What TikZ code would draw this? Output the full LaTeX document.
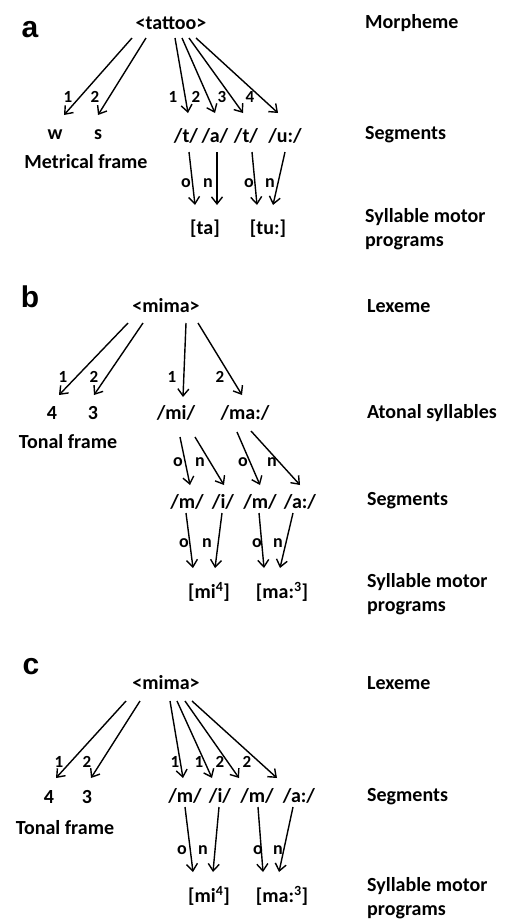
········
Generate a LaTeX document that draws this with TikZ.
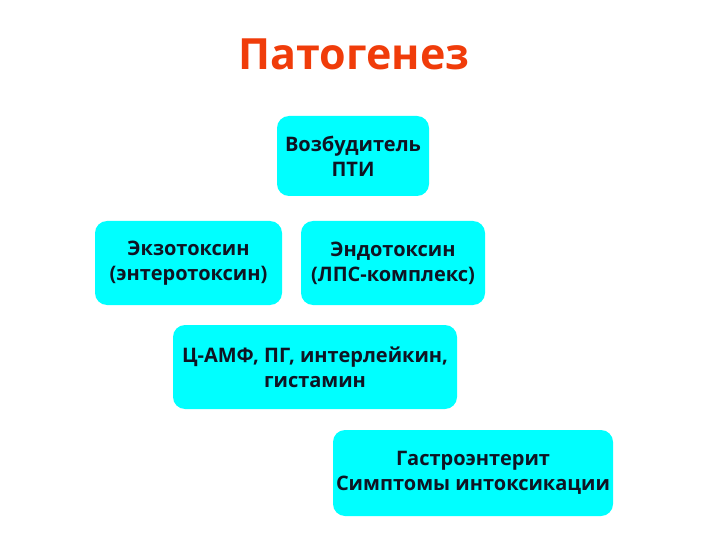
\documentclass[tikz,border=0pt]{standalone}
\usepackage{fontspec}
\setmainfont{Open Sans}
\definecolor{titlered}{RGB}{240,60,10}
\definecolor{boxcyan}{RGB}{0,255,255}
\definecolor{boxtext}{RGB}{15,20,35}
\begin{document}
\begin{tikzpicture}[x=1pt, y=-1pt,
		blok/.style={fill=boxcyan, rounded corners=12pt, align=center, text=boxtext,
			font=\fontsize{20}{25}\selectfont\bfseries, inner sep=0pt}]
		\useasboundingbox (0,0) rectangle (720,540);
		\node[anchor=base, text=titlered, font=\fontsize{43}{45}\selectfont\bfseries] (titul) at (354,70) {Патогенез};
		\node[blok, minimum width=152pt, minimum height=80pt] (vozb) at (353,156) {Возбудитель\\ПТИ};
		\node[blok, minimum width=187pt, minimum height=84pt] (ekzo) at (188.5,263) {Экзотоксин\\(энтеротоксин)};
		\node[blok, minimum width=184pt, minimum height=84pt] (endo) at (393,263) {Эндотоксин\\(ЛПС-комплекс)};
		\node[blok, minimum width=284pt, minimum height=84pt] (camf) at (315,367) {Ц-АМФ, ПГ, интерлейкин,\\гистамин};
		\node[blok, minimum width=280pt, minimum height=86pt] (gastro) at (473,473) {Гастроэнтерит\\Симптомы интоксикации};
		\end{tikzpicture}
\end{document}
········
▶ EXERCISE BRIEF
Using the listing above, locate the lines that hold "this" and copy each one.

▶ WRITTEN ANSWER
What TikZ code would draw this? Output the full LaTeX document.
Generate a LaTeX document that draws this with TikZ.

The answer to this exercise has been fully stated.